More useful are the measures that economists use to determine market power in a given industry rather than at the level of an individual firm. A variety of such measures are available. A simple one is the top-firms concentration index, which adds up the total market share of the leading firms (the top four, five, or ten in sales or assets, for example) in a given industry or economy.23
But market power goes beyond concentration alone. In some highly regulated economies or industries, relatively small companies might benefit from market power simply by being inside the fence of government protection or political favor. Think, for example, of a taxi company that has the exclusive rights to service passengers arriving to a specific airport. Likewise, the simple presence of industrial concentration does not necessarily mean that the firms act as an oligopoly, using overt or tacit collusion to keep prices high; the competition between them might be intense and vicious. Other factors that contribute to market power, such as the ability to lobby for favorable treatment and laws, do not stem directly from industry concentration. A trade association that represents a scattered industry (e.g., accountants or dentists) might achieve lobbying results as successful as those of one acting on behalf of a concentrated industry (e.g., cement or basic telephony).
To understand the workings of market power, therefore, a single quantitative measurement is not enough. Rather, the extent of market power and, with it, the stability of an industry’s structure and the advantage of shelter that its dominant firms enjoy are best gauged by looking at the presence and effectiveness of barriers to entry. And when we do this, a salient trend quickly becomes clear: across the board, the traditional barriers to entry that shaped industry structure for the better part of the twentieth century have grown porous or fallen altogether.
Axioms of corporate organization have been overturned. As a result, market power is no longer what it used to be. The antidote to business insecurity and instability is losing its effectiveness. And the advantage long considered to be built into corporate scale, scope, and hierarchy has been blunted, or even transformed into a handicap.
BARRIERS ARE DOWN, COMPETITION IS UP
The classic barriers to entry in business are well known. Size, for example, prevents smaller companies from taking on larger ones. And economies of scale make it cheaper to mass-produce items, justifying such innovations as the large-scale modern factory and the assembly line. When a few, large manufacturers are able to capture a large portion of the market, they can spread their total fixed costs (administration, for example) over a large number of units, thus lowering the average cost of each individual unit.
A related set of barriers originates in economies of scope. Experience in related but not identical businesses can give a company an advantage that its rivals lack. For instance, a company that has large contracts to supply airplanes to the air force will have enormous advantages when competing in the market for passenger airplanes. While economies of scale are a function of volumes, economies of scope emerge when a company is able to use its unique knowledge and core competencies in different markets. Access to scarce resources, such as mineral deposits, fertile soil, or abundant fisheries, becomes a barrier when potential competitors can’t access similar resources. Capital is of course another obstacle. Launching a new airline or a telephone or steel company requires huge capital expenditures that few newcomers can afford. Technology is another common barrier to competition: a formula, manufacturing process, or any form of exclusive intellectual capital not available to would-be competitors also dampens competition. The same is true for a brand name: competing with Coke and Pepsi is hard not just because of their size but also because their products enjoy enormous brand appeal.
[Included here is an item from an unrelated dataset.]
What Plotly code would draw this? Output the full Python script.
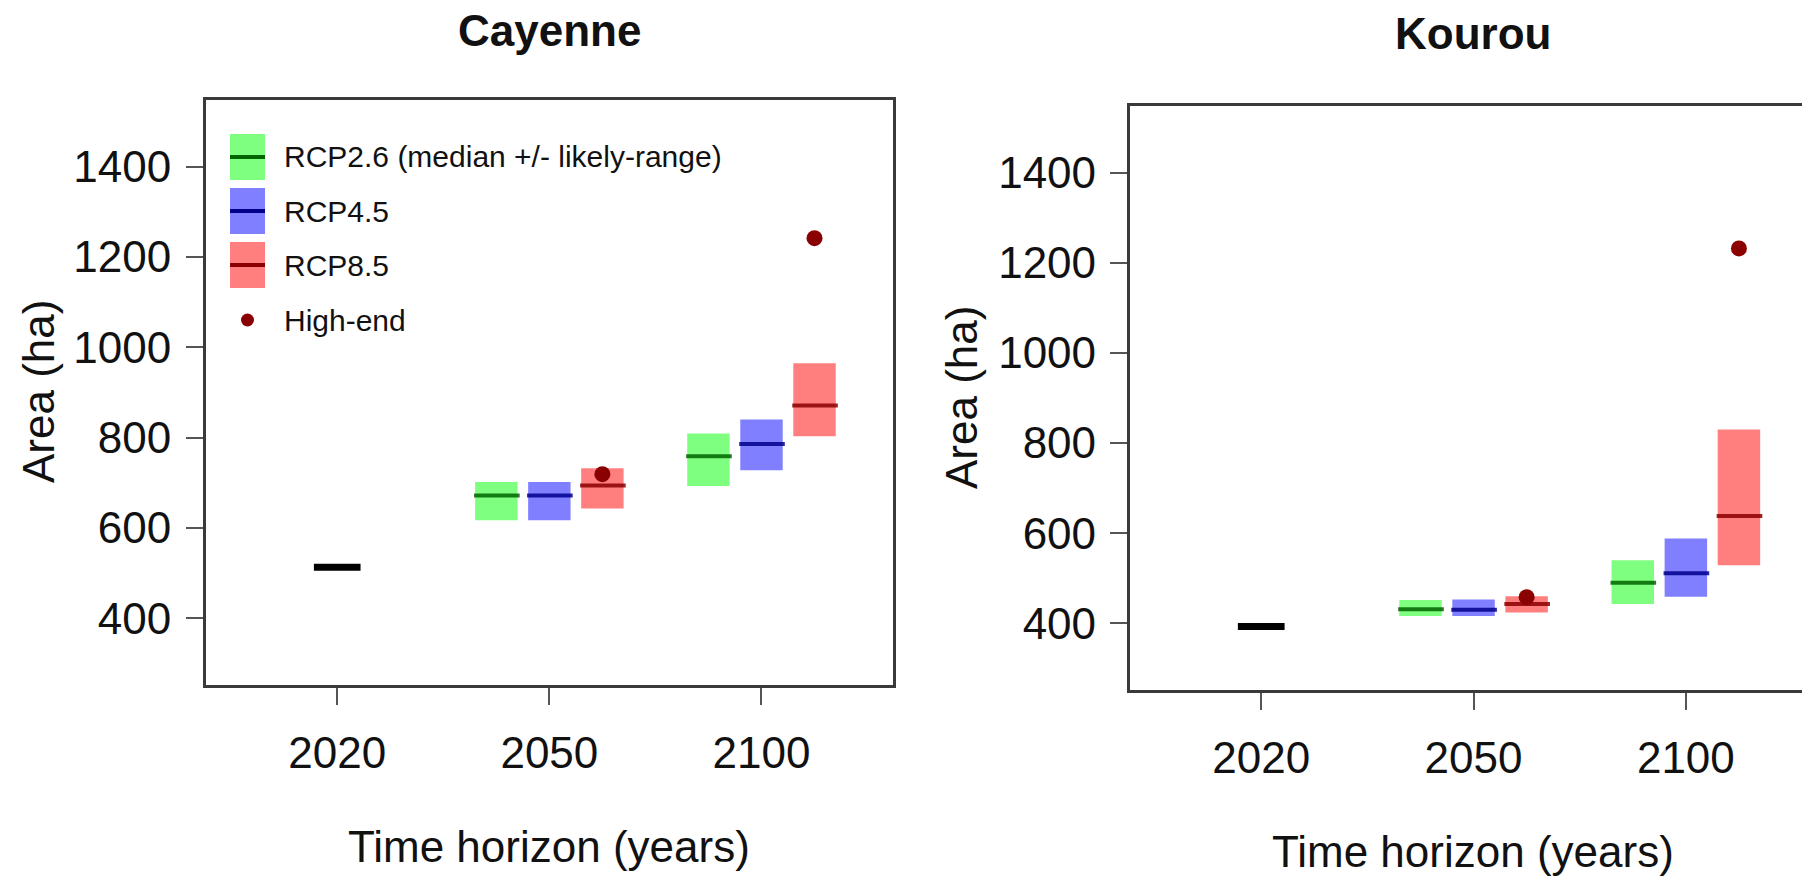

And then there are the rules: the laws, regulations, ownership codes, tax policies, and all the other requirements to operate in a given location and industry. All these (and many variations—there is no single standard list of every barrier to entry in business) typically entrench the position of dominant firms in any given industry and hold new entrants at bay.
Which brings us to the core question ab
out the transformation of power in the business world: What might cause barriers to entry to suddenly fall and thus make long-entrenched companies more vulnerable to power-loss? One obvious answer is the Internet. Examples of how it has helped to dislodge established monopolies are as legion as the possibilities of the medium itself. In fact, few sectors have been untouched by the revolution in information and communication technologies.
Yet, as is also the case in other arenas discussed here (politics, war, etc.), beyond the information revolution there are forces at work that have altered the way power is acquired, used, and lost in the business world.
In the last three decades, for example, government actions have drastically altered long-fixed business structures. Margaret Thatcher and Ronald Reagan launched a wave of policy changes that spurred competition and changed the way of doing business in a variety of sectors from telephones and air travel to coal mining and banking. Starting in the late 1980s, developing countries from Thailand to Poland to Chile implemented their own revolutionary economic reforms: privatization, deregulation, trade opening, elimination of barriers to foreign investment, freer currency trading, financial liberalization, and a host of other competition-boosting changes. The development of the European Union with its opening of internal borders, new regulatory apparatus, and the introduction of the euro has had a huge impact on the competitive landscape, as has the expansion of global and regional trade agreements.
These policy initiatives have had at least as much impact in changing the global business environment as the advent of the Internet. Indeed, some analysts attribute as much as one-quarter of postwar trade growth in the advanced economies to policy reform, primarily in the form of tariff cuts.24 The integration into the global economy of China, India, and other large markets that had been kept relatively closed by protectionist and autarchic economic policies brought billions of new consumers and producers into world markets. These epochal policy shifts were amplified by other revolutions in technology; together they led to a world in which the old barriers to entry could no longer protect incumbents from the assaults of new challengers.